The news to the north of us in Massachusetts is that the good people who once dumped tea in Boston harbor to protest taxes and an indifferent ruling power are once again upset by high taxes.
Like Connecticut, Massachusetts has been for many years a one party state. Like Connecticut, spending in Massachusetts has increased to a point where further increases threaten to beggar the population. Like Connecticut, the ruling powers occasionally take a break from spending to remind the people they are representing that they live in a representative democracy and can cashier their politicians whenever they like.
Unlike Connecticut, Massachusetts has a ballot initiative, a political instrument that can be used by voters to reduce their tax burden and send a message to fat, greedy politicians in the grip of special interests.
The axe the tax forces also have made a powerful argument for budget transparency:
And very shortly Massachusetts will use its ballot initiative to attempt to repeal the state income tax.
At which point one may expect business and industry in Connecticut to migrate north to the land of Sam Adams, whose stirring words are enshrined in the mast head of this blog: “If ye love wealth better than liberty, the tranquility of servitude than the animating contest of freedom, go from us in peace.
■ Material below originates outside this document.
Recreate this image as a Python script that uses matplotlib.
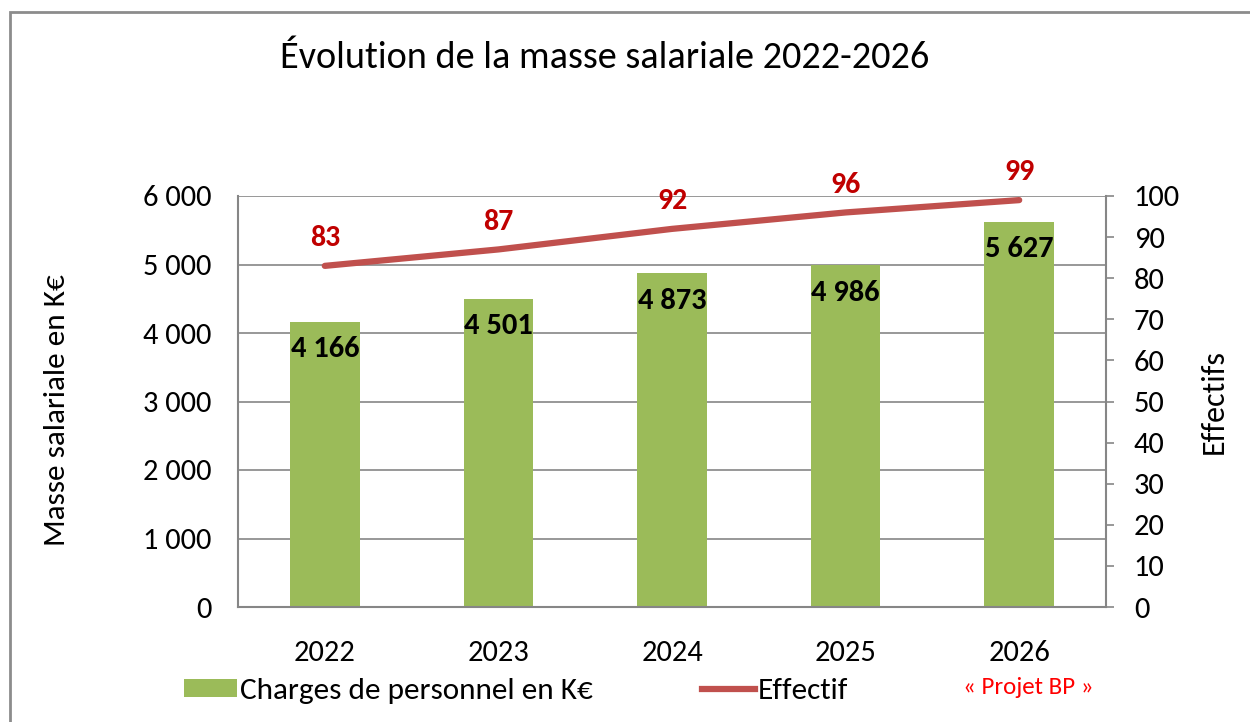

We seek not your counsel or your arms. Crouch down and lick the hand that feeds you; may your chains set lightly upon you, and may posterity forget that ye were our countrymen!”
Very shortly in Connecticut, a measure to call a state constitutional convention will appear on the ballot. The question is required by law to appear on the state ballot once every 20 years. During such a convention, the state will be able to amend the constitution to allow for ballot initiative and state budget referendums.